:: Exercise brief ::
Word for word, print each line of the listing below; pictures stay out.

Records with drawing code
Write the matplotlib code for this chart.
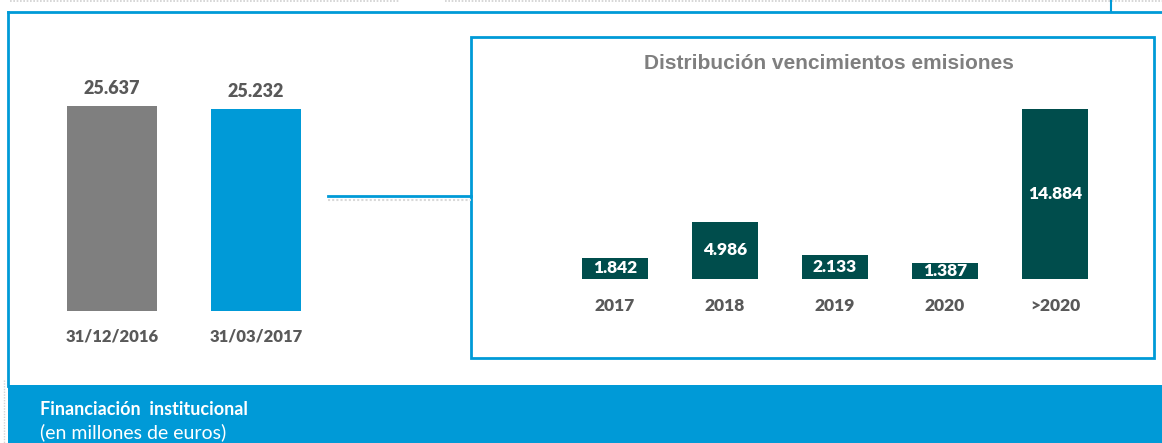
import matplotlib
matplotlib.use("Agg")
import matplotlib.pyplot as plt
from matplotlib.patches import Rectangle

# ---- data ----
left_categories = ["31/12/2016", "31/03/2017"]
left_values = [25637, 25232]
left_labels = ["25.637", "25.232"]

right_categories = ["2017", "2018", "2019", "2020", ">2020"]
right_values = [1842, 4986, 2133, 1387, 14884]
right_labels = ["1.842", "4.986", "2.133", "1.387", "14.884"]

title = "Distribución vencimientos emisiones"
band_title = "Financiación  institucional"
band_sub = "(en millones de euros)"

# ---- style ----
W, H = 1162, 443
DPI = 100
BLUE = "#009AD7"
GRAY_BAR = "#7F7F7F"
TEAL = "#004D4C"
TXT = "#595959"
FONT = ["Lato", "DejaVu Sans"]

fig = plt.figure(figsize=(W / DPI, H / DPI), dpi=DPI)
fig.patch.set_facecolor("white")

def fx(px):
    return px / W

def fy(py):
    return 1 - py / H

# background / decoration axes in pixel coordinates
bg = fig.add_axes([0, 0, 1, 1])
bg.set_xlim(0, W)
bg.set_ylim(H, 0)
bg.axis("off")

# faint dotted lines at the top
bg.plot([10, 400], [1, 1], color="#cfcfcf", lw=1.2, ls=(0, (1, 1)))
bg.plot([445, 1162], [1, 1], color="#cfcfcf", lw=1.2, ls=(0, (1, 1)))
bg.plot([1111, 1111], [0, 12], color=BLUE, lw=1.5)
# outer frame
bg.plot([8, 1162], [12, 12], color=BLUE, lw=2)
bg.plot([8, 8], [12, 386], color=BLUE, lw=2)
bg.plot([4, 4], [380, 443], color="#d5d5d5", lw=1.0, ls=(0, (1, 1)))
# inner box
bg.add_patch(Rectangle((471, 37), 1154 - 471, 358 - 37, fill=False,
                       edgecolor=BLUE, lw=2))
# connector line
bg.plot([328, 471], [196, 196], color=BLUE, lw=2)
bg.plot([328, 471], [200, 200], color="#d8d8d8", lw=1.5, ls=(0, (1, 1)))
# bottom band
bg.add_patch(Rectangle((8, 385), W - 8, H - 385, facecolor=BLUE,
                       edgecolor="none"))
bg.text(40, 415, band_title, color="white", fontsize=13, fontweight="bold",
        family=FONT, va="baseline", ha="left")
bg.text(40, 438, band_sub, color="white", fontsize=14,
        family=FONT, va="baseline", ha="left")

# ---- left bar chart ----
# x: -0.5..1.5 -> px 40..328 ; baseline px 311, scale 0.008 px/unit
base_l = 311
h_px = 260
axl = fig.add_axes([fx(40), fy(base_l), fx(288), h_px / H])
axl.set_xlim(-0.5, 1.5)
axl.set_ylim(0, h_px / 0.008)
axl.axis("off")
xl = list(range(len(left_categories)))
axl.bar(xl, left_values, width=0.625, color=[GRAY_BAR, BLUE])
for x, v, lab in zip(xl, left_values, left_labels):
    axl.text(x, v + 2150, lab, ha="center", va="center", fontsize=13,
             fontweight="heavy", color=TXT, family=FONT)
for x, lab in zip(xl, left_categories):
    axl.text(x, -3250, lab, ha="center", va="center", fontsize=12,
             fontweight="heavy", color=TXT, family=FONT, clip_on=False)

# ---- right bar chart ----
# x: -0.5..4.5 -> px 560..1110 ; baseline px 279, scale 0.0115 px/unit
base_r = 279
hr_px = 200
scale_r = 0.01145
axr = fig.add_axes([fx(560), fy(base_r), fx(550), hr_px / H])
axr.set_xlim(-0.5, 4.5)
axr.set_ylim(0, hr_px / scale_r)
axr.axis("off")
xr = list(range(len(right_categories)))
bars = axr.bar(xr, right_values, width=0.6, color=TEAL)
for rect, v, lab in zip(bars, right_values, right_labels):
    t = axr.text(rect.get_x() + rect.get_width() / 2, v / 2, lab,
                 ha="center", va="center", fontsize=12.5, fontweight="heavy",
                 color="white", family=FONT)
    t.set_clip_path(rect)
for x, lab in zip(xr, right_categories):
    axr.text(x, -27 / scale_r, lab, ha="center", va="center", fontsize=12.5,
             fontweight="heavy", color=TXT, family=FONT, clip_on=False)

bg.text(829, 63, title, ha="center", va="center", fontsize=15,
        fontweight="bold", color="#7F7F7F", family=["Liberation Sans", "DejaVu Sans"])

fig.savefig("out.png", dpi=DPI)
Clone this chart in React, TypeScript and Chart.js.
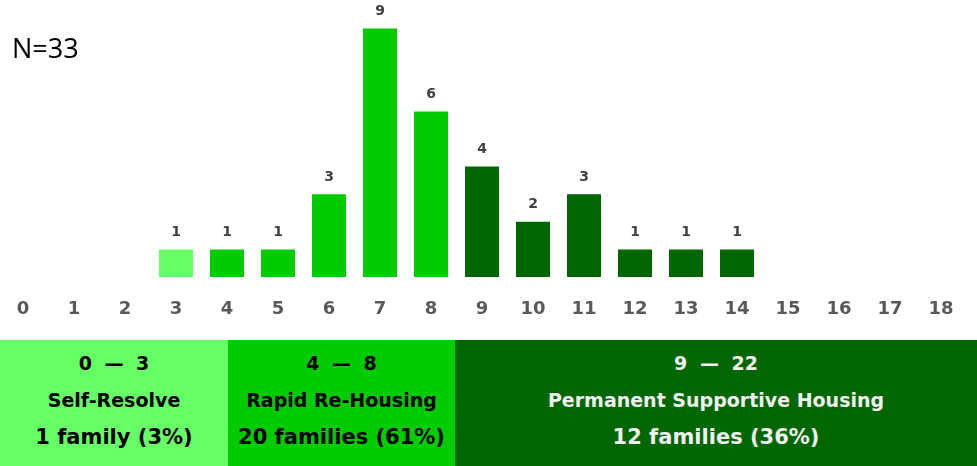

:: Result of this task ::
Write the matplotlib code for this chart.
import matplotlib
matplotlib.use("Agg")
import matplotlib.pyplot as plt
from matplotlib.patches import Rectangle

# ---- data ----
left_categories = ["31/12/2016", "31/03/2017"]
left_values = [25637, 25232]
left_labels = ["25.637", "25.232"]

right_categories = ["2017", "2018", "2019", "2020", ">2020"]
right_values = [1842, 4986, 2133, 1387, 14884]
right_labels = ["1.842", "4.986", "2.133", "1.387", "14.884"]

title = "Distribución vencimientos emisiones"
band_title = "Financiación  institucional"
band_sub = "(en millones de euros)"

# ---- style ----
W, H = 1162, 443
DPI = 100
BLUE = "#009AD7"
GRAY_BAR = "#7F7F7F"
TEAL = "#004D4C"
TXT = "#595959"
FONT = ["Lato", "DejaVu Sans"]

fig = plt.figure(figsize=(W / DPI, H / DPI), dpi=DPI)
fig.patch.set_facecolor("white")

def fx(px):
    return px / W

def fy(py):
    return 1 - py / H

# background / decoration axes in pixel coordinates
bg = fig.add_axes([0, 0, 1, 1])
bg.set_xlim(0, W)
bg.set_ylim(H, 0)
bg.axis("off")

# faint dotted lines at the top
bg.plot([10, 400], [1, 1], color="#cfcfcf", lw=1.2, ls=(0, (1, 1)))
bg.plot([445, 1162], [1, 1], color="#cfcfcf", lw=1.2, ls=(0, (1, 1)))
bg.plot([1111, 1111], [0, 12], color=BLUE, lw=1.5)
# outer frame
bg.plot([8, 1162], [12, 12], color=BLUE, lw=2)
bg.plot([8, 8], [12, 386], color=BLUE, lw=2)
bg.plot([4, 4], [380, 443], color="#d5d5d5", lw=1.0, ls=(0, (1, 1)))
# inner box
bg.add_patch(Rectangle((471, 37), 1154 - 471, 358 - 37, fill=False,
                       edgecolor=BLUE, lw=2))
# connector line
bg.plot([328, 471], [196, 196], color=BLUE, lw=2)
bg.plot([328, 471], [200, 200], color="#d8d8d8", lw=1.5, ls=(0, (1, 1)))
# bottom band
bg.add_patch(Rectangle((8, 385), W - 8, H - 385, facecolor=BLUE,
                       edgecolor="none"))
bg.text(40, 415, band_title, color="white", fontsize=13, fontweight="bold",
        family=FONT, va="baseline", ha="left")
bg.text(40, 438, band_sub, color="white", fontsize=14,
        family=FONT, va="baseline", ha="left")

# ---- left bar chart ----
# x: -0.5..1.5 -> px 40..328 ; baseline px 311, scale 0.008 px/unit
base_l = 311
h_px = 260
axl = fig.add_axes([fx(40), fy(base_l), fx(288), h_px / H])
axl.set_xlim(-0.5, 1.5)
axl.set_ylim(0, h_px / 0.008)
axl.axis("off")
xl = list(range(len(left_categories)))
axl.bar(xl, left_values, width=0.625, color=[GRAY_BAR, BLUE])
for x, v, lab in zip(xl, left_values, left_labels):
    axl.text(x, v + 2150, lab, ha="center", va="center", fontsize=13,
             fontweight="heavy", color=TXT, family=FONT)
for x, lab in zip(xl, left_categories):
    axl.text(x, -3250, lab, ha="center", va="center", fontsize=12,
             fontweight="heavy", color=TXT, family=FONT, clip_on=False)

# ---- right bar chart ----
# x: -0.5..4.5 -> px 560..1110 ; baseline px 279, scale 0.0115 px/unit
base_r = 279
hr_px = 200
scale_r = 0.01145
axr = fig.add_axes([fx(560), fy(base_r), fx(550), hr_px / H])
axr.set_xlim(-0.5, 4.5)
axr.set_ylim(0, hr_px / scale_r)
axr.axis("off")
xr = list(range(len(right_categories)))
bars = axr.bar(xr, right_values, width=0.6, color=TEAL)
for rect, v, lab in zip(bars, right_values, right_labels):
    t = axr.text(rect.get_x() + rect.get_width() / 2, v / 2, lab,
                 ha="center", va="center", fontsize=12.5, fontweight="heavy",
                 color="white", family=FONT)
    t.set_clip_path(rect)
for x, lab in zip(xr, right_categories):
    axr.text(x, -27 / scale_r, lab, ha="center", va="center", fontsize=12.5,
             fontweight="heavy", color=TXT, family=FONT, clip_on=False)

bg.text(829, 63, title, ha="center", va="center", fontsize=15,
        fontweight="bold", color="#7F7F7F", family=["Liberation Sans", "DejaVu Sans"])

fig.savefig("out.png", dpi=DPI)
Clone this chart in React, TypeScript and Chart.js.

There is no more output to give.